The WAGASCI project aims to perform a study of neutrino-nucleus interactions at the J-PARC accelerator in Japan with a new fine-grained neutrino detector (WAGASCI module) coupled with muon range detectors (WallMRD and BabyMIND).
The WAGASCI module main target for neutrinos is purified water. A hollow cuboid lattice made of scintillators bars is used to detect charged particles coming out of the neutrino interaction points. Measurement in wide phase space becomes possible by the combination of the WAGASCI modules, side and downstream muon range detectors. The downstream-MRD, the so-called Baby MIND detector, also works as a magnet and provides charge identification capability as well as magnetic momentum measurement for high energy muons.
The detectors have been constructed and have been commissioned in the J-PARC T59 experiment and the CERN neutrino platform. They are going to be exposed to the same neutrino beam as the T2K experiment at an off-axis angle of 1.5 degrees.

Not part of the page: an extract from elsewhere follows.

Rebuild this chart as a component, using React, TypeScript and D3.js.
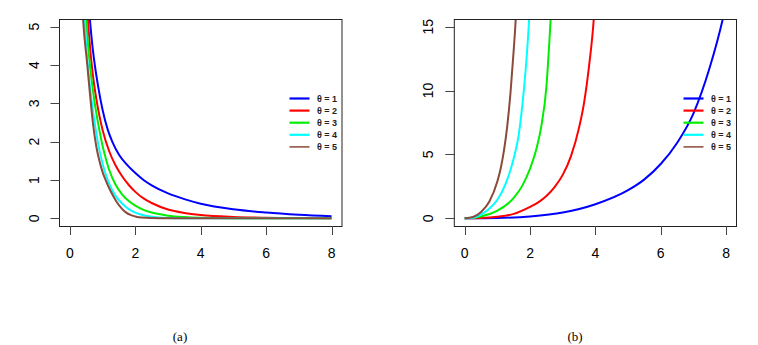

The collaboration will be ready to collect physics data by November 2019. The first milestone for the WAGASCI project is to have at least 0.5 x 10^20 POT (protons on target) in neutrino mode and the same amount in anti-neutrino mode.

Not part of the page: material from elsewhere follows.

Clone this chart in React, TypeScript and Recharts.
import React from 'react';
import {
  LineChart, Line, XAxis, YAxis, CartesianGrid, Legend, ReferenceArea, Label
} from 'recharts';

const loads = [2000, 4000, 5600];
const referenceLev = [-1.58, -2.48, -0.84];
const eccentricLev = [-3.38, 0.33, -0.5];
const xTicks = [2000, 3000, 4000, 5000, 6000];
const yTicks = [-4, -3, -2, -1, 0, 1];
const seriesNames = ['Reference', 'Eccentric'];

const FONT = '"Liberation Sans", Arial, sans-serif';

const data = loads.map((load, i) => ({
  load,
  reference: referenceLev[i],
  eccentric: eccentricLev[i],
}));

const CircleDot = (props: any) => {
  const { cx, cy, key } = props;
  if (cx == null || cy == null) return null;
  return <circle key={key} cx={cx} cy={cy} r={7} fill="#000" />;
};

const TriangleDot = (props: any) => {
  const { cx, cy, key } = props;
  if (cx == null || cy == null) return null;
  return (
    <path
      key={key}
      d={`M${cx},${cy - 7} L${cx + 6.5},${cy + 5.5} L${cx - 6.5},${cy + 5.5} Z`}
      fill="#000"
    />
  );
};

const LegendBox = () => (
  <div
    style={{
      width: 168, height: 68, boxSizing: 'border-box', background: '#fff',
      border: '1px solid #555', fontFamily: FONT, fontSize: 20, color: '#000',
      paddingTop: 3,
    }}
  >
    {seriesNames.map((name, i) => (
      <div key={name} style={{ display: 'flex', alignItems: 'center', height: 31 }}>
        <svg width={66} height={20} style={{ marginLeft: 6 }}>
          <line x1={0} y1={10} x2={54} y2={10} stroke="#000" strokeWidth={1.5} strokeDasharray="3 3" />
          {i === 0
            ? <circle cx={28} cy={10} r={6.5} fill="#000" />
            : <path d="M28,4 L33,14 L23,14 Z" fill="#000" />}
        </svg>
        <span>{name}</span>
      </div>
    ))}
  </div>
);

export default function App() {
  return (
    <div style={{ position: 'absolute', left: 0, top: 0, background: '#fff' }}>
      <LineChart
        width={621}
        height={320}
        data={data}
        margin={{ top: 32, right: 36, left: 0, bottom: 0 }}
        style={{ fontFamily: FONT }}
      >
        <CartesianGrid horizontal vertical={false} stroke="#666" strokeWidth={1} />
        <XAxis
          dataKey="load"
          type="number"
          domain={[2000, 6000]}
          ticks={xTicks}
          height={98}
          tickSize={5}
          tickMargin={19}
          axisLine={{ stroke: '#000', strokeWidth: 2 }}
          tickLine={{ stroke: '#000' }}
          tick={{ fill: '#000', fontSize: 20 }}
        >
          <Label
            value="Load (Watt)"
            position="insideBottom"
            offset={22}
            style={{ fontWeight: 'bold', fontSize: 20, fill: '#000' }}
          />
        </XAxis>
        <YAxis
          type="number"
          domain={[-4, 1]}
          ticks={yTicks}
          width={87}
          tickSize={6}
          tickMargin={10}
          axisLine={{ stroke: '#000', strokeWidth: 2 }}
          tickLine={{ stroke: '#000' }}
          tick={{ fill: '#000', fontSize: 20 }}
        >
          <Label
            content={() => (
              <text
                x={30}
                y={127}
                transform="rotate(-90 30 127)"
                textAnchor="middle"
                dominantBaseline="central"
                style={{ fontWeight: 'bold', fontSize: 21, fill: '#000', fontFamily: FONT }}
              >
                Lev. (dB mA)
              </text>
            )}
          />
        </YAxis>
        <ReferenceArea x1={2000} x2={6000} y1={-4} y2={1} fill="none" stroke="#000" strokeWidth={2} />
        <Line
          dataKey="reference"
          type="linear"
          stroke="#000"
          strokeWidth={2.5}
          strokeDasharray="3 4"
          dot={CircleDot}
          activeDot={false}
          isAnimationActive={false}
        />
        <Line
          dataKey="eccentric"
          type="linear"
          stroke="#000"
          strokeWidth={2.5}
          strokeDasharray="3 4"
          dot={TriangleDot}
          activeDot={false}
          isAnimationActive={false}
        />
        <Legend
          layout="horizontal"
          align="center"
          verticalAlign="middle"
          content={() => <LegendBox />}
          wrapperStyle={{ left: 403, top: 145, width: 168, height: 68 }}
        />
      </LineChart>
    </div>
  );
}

We will provide inclusive and exclusive differential cross-sections of the charged current neutrino and antineutrino interactions with water and hydrocarbon with slightly higher neutrino energy and with a wider angle acceptance than T2K-ND280.
By combining our measurements with those from ND280, model-independent extraction of the cross-section for narrow energy spread becomes possible. These measurements would improve the understanding of the neutrino-nucleus interaction at around 1 GeV and thus contributing to reducing one of the most significant uncertainties sources of the T2K experiment.